══ DATA BLOCK ══

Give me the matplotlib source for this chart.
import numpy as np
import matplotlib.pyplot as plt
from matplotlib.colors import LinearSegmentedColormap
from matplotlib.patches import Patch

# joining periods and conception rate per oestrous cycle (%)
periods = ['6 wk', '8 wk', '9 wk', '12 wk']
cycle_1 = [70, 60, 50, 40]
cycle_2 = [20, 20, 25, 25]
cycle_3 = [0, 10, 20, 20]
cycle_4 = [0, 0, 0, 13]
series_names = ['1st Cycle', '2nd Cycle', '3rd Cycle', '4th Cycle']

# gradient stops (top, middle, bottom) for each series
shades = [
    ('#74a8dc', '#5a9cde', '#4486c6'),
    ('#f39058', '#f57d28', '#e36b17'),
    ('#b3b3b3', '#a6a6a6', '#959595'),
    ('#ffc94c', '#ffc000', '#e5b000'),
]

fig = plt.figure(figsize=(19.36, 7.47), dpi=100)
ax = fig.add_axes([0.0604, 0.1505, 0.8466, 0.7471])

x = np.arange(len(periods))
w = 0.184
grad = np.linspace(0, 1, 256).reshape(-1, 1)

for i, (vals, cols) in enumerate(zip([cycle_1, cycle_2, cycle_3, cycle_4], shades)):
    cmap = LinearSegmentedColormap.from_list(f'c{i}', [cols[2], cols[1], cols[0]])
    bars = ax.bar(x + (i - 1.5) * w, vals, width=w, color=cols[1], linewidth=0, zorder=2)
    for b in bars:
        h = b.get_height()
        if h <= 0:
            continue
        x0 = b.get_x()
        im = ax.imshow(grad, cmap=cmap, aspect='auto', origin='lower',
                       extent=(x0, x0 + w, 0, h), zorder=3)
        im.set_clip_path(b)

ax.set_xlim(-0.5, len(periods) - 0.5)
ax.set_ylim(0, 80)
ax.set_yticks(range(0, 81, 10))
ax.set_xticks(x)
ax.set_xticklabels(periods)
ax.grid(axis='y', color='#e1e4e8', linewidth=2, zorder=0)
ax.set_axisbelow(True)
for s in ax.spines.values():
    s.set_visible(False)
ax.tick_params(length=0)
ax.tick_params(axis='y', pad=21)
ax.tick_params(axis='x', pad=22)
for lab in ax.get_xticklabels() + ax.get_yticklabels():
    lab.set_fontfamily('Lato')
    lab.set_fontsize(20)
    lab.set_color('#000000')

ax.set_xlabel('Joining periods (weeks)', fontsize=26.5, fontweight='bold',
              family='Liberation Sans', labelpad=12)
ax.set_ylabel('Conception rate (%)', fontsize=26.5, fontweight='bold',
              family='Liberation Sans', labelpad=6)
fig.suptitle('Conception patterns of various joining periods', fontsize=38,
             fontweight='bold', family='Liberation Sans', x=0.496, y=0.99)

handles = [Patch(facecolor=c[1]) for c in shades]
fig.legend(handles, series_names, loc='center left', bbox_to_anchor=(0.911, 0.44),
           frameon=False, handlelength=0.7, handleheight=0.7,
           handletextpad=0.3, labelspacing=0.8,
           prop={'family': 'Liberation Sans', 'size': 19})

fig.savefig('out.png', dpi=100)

═══

**WHAT YOU HAVE TO DO:** Quote the listing above from its first line to the line with "im.set_clip_path(b)", inclusive, and add nothing.

**COMPLETED TASK:**
Give me the matplotlib source for this chart.
import numpy as np
import matplotlib.pyplot as plt
from matplotlib.colors import LinearSegmentedColormap
from matplotlib.patches import Patch

# joining periods and conception rate per oestrous cycle (%)
periods = ['6 wk', '8 wk', '9 wk', '12 wk']
cycle_1 = [70, 60, 50, 40]
cycle_2 = [20, 20, 25, 25]
cycle_3 = [0, 10, 20, 20]
cycle_4 = [0, 0, 0, 13]
series_names = ['1st Cycle', '2nd Cycle', '3rd Cycle', '4th Cycle']

# gradient stops (top, middle, bottom) for each series
shades = [
    ('#74a8dc', '#5a9cde', '#4486c6'),
    ('#f39058', '#f57d28', '#e36b17'),
    ('#b3b3b3', '#a6a6a6', '#959595'),
    ('#ffc94c', '#ffc000', '#e5b000'),
]

fig = plt.figure(figsize=(19.36, 7.47), dpi=100)
ax = fig.add_axes([0.0604, 0.1505, 0.8466, 0.7471])

x = np.arange(len(periods))
w = 0.184
grad = np.linspace(0, 1, 256).reshape(-1, 1)

for i, (vals, cols) in enumerate(zip([cycle_1, cycle_2, cycle_3, cycle_4], shades)):
    cmap = LinearSegmentedColormap.from_list(f'c{i}', [cols[2], cols[1], cols[0]])
    bars = ax.bar(x + (i - 1.5) * w, vals, width=w, color=cols[1], linewidth=0, zorder=2)
    for b in bars:
        h = b.get_height()
        if h <= 0:
            continue
        x0 = b.get_x()
        im = ax.imshow(grad, cmap=cmap, aspect='auto', origin='lower',
                       extent=(x0, x0 + w, 0, h), zorder=3)
        im.set_clip_path(b)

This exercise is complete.